▸ Exercise aim: Of the lines in the listing, how many include the string "this"? Write the number and nothing else.

▸ Records from a data source:
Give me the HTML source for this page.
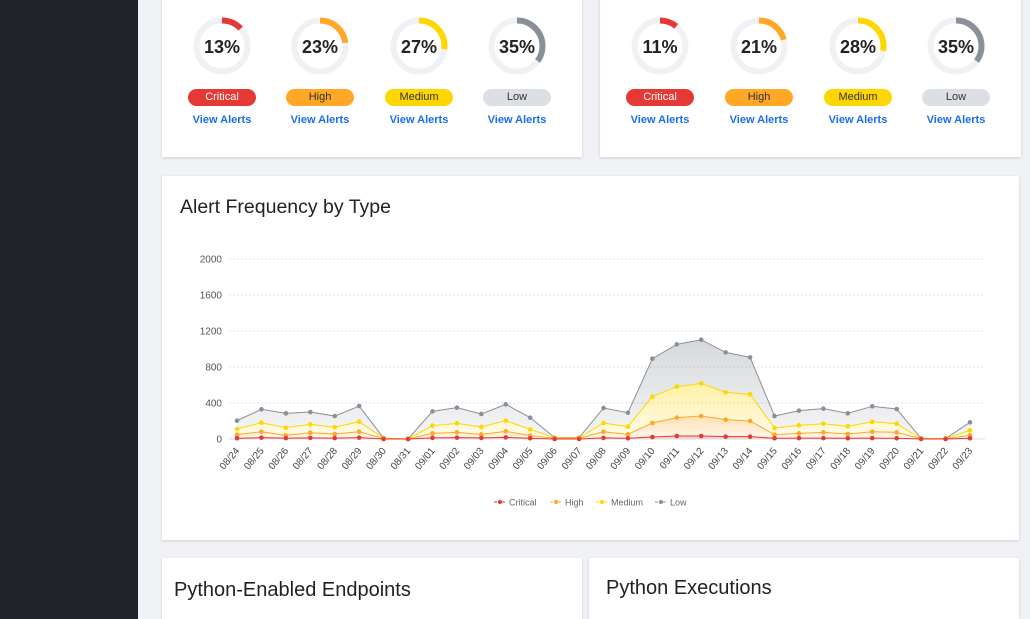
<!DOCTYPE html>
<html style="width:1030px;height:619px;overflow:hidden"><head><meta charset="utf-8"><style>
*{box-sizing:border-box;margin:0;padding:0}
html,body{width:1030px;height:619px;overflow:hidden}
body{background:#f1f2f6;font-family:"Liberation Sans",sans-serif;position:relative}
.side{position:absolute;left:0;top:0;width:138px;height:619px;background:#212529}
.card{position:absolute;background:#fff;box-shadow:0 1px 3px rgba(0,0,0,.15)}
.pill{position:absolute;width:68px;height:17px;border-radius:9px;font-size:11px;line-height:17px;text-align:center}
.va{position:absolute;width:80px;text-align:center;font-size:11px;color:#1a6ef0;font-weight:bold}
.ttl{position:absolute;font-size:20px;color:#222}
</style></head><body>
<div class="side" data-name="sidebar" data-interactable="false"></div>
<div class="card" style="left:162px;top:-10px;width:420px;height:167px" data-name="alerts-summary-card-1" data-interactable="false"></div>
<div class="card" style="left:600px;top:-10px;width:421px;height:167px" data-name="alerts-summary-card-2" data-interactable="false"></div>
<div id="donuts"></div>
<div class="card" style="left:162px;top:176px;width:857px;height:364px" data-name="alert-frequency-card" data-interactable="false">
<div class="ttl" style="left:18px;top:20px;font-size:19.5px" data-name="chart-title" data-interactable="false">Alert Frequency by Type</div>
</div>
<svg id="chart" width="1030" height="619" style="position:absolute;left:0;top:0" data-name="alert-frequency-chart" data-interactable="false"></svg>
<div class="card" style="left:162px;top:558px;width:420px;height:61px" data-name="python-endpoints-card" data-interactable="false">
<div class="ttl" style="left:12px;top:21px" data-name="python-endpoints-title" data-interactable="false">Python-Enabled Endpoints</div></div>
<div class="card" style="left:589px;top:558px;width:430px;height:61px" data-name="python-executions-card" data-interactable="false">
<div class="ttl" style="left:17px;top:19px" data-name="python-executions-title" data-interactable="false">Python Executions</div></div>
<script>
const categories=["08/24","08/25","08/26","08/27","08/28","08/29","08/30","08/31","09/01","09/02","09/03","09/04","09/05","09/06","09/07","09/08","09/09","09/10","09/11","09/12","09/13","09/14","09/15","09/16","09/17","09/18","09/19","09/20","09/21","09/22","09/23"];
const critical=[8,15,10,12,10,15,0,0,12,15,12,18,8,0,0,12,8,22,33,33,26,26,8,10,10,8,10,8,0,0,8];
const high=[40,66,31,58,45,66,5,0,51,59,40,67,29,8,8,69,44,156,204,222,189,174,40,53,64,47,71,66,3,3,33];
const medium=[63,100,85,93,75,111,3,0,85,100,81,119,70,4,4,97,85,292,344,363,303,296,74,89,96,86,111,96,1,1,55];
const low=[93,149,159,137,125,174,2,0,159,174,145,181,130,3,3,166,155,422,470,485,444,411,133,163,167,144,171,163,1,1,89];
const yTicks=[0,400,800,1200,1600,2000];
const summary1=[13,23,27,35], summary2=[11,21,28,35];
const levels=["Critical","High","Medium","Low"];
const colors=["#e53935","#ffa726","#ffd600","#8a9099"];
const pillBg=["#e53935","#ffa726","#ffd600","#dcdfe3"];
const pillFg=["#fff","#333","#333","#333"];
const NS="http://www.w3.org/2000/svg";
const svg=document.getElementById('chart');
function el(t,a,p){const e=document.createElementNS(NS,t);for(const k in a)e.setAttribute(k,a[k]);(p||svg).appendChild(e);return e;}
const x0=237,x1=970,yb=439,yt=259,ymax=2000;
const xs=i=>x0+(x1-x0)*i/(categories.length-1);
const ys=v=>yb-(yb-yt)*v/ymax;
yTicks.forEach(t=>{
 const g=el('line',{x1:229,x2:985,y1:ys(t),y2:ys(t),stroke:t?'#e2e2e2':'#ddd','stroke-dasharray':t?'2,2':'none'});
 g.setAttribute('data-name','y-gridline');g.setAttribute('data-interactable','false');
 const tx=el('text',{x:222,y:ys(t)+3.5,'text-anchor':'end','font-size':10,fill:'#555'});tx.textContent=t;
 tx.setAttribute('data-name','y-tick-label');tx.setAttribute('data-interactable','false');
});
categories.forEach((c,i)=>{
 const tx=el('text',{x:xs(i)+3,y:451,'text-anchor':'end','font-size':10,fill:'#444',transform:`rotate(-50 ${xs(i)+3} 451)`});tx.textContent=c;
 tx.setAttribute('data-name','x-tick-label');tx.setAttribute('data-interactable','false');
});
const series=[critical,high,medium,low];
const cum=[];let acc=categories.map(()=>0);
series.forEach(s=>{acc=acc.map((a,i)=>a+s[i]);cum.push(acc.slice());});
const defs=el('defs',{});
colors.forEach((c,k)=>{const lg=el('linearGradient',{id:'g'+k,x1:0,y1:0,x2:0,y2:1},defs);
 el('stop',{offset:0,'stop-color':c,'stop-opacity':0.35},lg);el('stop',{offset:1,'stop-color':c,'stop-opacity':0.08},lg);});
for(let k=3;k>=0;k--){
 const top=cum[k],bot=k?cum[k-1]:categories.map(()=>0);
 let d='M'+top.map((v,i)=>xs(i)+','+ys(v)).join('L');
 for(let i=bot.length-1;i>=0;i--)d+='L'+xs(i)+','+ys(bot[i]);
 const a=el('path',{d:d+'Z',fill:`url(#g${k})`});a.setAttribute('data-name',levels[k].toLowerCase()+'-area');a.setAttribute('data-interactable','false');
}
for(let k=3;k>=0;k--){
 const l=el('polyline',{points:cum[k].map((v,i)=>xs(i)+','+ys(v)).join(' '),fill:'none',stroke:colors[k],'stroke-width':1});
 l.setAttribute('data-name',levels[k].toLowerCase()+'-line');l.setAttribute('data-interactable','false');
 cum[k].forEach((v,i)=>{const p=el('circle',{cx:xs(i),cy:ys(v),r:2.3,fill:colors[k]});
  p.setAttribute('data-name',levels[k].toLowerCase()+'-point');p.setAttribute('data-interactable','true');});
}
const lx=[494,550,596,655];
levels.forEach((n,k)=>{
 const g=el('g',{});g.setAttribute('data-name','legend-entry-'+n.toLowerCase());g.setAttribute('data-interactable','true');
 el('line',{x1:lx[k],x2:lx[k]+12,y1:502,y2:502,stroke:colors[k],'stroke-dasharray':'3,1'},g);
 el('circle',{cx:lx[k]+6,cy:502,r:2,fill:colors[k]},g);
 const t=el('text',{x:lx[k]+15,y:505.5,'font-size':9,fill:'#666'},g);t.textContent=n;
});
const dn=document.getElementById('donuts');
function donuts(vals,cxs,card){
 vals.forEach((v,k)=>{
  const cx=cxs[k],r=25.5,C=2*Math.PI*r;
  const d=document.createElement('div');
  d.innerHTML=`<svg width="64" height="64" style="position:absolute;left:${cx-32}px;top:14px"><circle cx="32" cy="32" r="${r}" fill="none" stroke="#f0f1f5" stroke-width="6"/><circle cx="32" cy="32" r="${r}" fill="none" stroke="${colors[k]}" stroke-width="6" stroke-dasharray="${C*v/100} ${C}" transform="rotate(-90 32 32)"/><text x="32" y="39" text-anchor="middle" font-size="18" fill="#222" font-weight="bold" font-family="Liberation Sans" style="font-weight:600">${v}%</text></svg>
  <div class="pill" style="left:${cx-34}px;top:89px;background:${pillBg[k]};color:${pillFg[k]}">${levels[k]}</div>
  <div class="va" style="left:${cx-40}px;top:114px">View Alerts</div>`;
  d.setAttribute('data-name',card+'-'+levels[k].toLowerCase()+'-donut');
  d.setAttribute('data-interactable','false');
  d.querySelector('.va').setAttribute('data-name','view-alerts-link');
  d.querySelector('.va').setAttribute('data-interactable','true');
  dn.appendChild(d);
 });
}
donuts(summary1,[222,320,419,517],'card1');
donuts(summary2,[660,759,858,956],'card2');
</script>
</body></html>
---
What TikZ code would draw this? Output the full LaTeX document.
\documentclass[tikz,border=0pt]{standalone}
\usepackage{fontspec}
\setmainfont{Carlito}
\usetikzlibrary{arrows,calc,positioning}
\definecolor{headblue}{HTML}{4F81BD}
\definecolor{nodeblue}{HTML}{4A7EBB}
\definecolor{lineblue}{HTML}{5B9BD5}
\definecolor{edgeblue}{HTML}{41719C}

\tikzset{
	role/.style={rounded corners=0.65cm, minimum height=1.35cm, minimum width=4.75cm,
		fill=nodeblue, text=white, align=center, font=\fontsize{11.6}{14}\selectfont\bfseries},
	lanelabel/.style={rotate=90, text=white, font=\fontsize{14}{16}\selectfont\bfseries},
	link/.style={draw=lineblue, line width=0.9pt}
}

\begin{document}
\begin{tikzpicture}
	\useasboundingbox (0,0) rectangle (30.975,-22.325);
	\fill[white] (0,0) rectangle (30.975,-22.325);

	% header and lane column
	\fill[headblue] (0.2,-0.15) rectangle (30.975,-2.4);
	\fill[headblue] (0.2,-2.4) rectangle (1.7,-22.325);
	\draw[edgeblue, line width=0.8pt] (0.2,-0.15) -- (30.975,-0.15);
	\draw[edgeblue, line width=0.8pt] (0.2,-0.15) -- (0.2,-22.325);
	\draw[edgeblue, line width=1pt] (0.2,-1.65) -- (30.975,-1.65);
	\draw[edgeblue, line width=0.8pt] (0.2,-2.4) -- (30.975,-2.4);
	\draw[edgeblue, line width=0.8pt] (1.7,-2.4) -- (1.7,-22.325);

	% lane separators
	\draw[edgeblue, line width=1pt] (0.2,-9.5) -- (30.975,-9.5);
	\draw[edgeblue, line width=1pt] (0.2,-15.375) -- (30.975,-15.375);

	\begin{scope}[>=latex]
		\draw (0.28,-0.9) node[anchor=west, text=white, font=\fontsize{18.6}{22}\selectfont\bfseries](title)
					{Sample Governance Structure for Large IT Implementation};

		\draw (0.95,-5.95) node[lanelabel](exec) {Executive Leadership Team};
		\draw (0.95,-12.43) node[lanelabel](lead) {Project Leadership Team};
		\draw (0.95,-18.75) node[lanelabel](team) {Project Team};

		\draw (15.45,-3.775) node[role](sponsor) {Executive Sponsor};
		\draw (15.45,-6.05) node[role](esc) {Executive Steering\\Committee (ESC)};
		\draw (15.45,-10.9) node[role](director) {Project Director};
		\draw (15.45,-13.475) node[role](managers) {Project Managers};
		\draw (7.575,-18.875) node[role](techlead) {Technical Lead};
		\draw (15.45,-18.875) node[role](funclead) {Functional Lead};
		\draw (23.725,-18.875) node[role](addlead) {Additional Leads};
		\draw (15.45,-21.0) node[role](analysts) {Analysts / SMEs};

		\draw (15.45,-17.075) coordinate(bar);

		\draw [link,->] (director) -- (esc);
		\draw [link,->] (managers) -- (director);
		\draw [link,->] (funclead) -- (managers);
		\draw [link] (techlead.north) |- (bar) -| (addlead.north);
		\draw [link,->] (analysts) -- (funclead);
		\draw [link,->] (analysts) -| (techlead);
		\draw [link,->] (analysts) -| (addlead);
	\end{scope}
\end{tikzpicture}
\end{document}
==
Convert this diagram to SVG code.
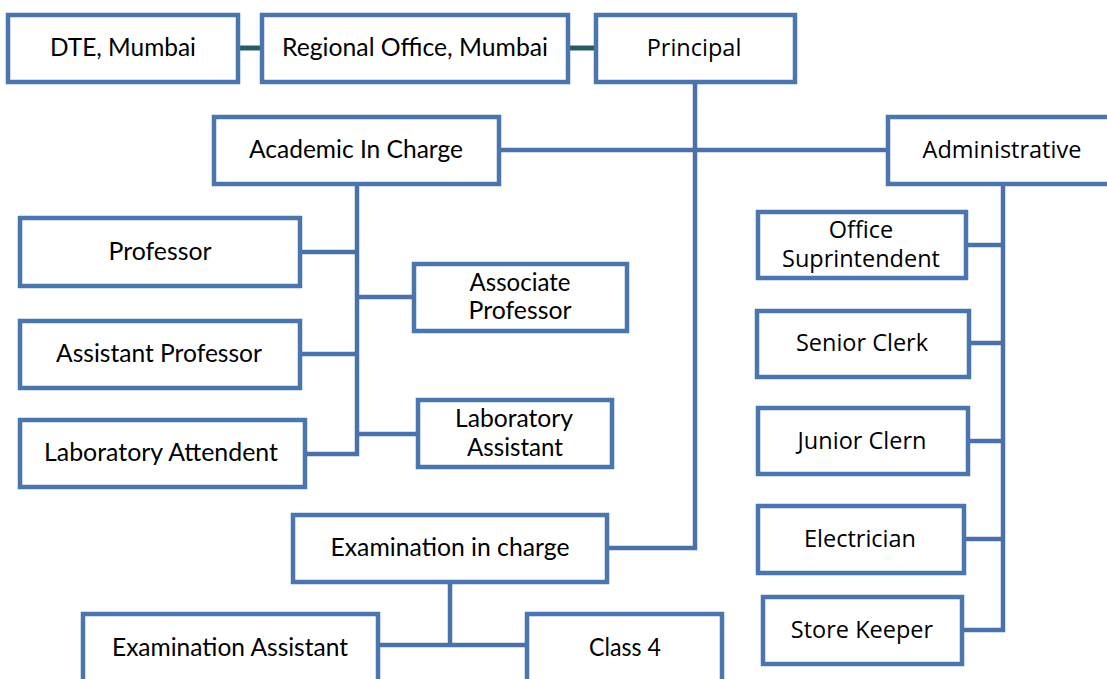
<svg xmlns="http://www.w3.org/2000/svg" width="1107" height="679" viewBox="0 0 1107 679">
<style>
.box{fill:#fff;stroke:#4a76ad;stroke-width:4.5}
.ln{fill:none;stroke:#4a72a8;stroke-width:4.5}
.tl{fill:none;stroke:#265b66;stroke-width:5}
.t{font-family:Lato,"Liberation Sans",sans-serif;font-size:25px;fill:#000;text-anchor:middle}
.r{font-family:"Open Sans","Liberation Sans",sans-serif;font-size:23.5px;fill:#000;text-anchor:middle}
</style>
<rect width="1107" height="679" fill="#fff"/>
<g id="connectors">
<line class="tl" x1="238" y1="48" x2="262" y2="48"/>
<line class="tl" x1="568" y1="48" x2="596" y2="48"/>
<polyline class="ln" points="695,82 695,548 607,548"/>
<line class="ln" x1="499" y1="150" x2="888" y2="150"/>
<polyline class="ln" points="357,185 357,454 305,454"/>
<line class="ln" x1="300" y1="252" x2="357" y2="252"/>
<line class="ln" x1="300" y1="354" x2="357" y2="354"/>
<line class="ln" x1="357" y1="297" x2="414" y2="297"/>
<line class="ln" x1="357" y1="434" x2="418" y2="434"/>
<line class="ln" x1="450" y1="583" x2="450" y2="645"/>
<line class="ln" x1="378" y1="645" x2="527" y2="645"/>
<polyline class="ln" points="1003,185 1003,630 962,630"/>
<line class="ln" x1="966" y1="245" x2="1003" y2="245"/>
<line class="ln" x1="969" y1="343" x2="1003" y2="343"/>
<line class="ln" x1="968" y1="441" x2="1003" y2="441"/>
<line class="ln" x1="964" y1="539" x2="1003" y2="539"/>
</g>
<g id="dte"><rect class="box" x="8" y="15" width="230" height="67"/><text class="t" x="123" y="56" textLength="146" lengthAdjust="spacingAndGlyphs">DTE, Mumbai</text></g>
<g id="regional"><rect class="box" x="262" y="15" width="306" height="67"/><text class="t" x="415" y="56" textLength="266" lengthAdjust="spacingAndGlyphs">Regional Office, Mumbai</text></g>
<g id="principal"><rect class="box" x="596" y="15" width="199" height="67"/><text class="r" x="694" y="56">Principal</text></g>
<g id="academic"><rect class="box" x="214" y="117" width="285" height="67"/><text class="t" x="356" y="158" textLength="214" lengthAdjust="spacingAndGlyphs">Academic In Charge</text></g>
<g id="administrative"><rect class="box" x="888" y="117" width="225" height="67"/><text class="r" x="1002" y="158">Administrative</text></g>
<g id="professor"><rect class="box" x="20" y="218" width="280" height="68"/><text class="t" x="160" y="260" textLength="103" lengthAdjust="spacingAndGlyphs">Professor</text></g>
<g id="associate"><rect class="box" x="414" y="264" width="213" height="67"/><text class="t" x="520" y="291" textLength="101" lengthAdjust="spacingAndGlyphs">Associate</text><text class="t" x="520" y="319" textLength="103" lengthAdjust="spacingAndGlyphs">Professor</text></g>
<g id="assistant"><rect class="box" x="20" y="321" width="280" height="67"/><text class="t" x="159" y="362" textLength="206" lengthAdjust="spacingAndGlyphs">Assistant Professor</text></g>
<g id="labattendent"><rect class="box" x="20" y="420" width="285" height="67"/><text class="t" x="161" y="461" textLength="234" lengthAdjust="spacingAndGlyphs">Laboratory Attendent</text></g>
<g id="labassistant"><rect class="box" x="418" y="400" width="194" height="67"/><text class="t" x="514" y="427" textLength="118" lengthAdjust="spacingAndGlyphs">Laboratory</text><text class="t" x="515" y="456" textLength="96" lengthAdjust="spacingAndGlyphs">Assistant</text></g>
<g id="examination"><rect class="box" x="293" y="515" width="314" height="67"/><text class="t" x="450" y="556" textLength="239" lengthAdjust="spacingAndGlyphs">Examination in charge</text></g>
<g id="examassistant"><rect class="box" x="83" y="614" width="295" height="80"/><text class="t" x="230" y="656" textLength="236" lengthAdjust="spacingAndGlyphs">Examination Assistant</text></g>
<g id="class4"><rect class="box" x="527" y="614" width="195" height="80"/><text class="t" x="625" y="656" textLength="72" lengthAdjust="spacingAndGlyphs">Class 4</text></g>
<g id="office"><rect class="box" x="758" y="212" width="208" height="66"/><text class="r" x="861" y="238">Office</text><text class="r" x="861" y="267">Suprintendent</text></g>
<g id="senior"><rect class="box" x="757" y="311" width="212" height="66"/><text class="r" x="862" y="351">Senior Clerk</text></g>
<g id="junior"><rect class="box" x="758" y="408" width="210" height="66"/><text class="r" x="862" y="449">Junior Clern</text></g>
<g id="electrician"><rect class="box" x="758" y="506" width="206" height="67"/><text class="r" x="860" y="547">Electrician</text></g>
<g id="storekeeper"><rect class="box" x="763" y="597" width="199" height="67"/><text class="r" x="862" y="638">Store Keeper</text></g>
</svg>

▸ Complete output: 3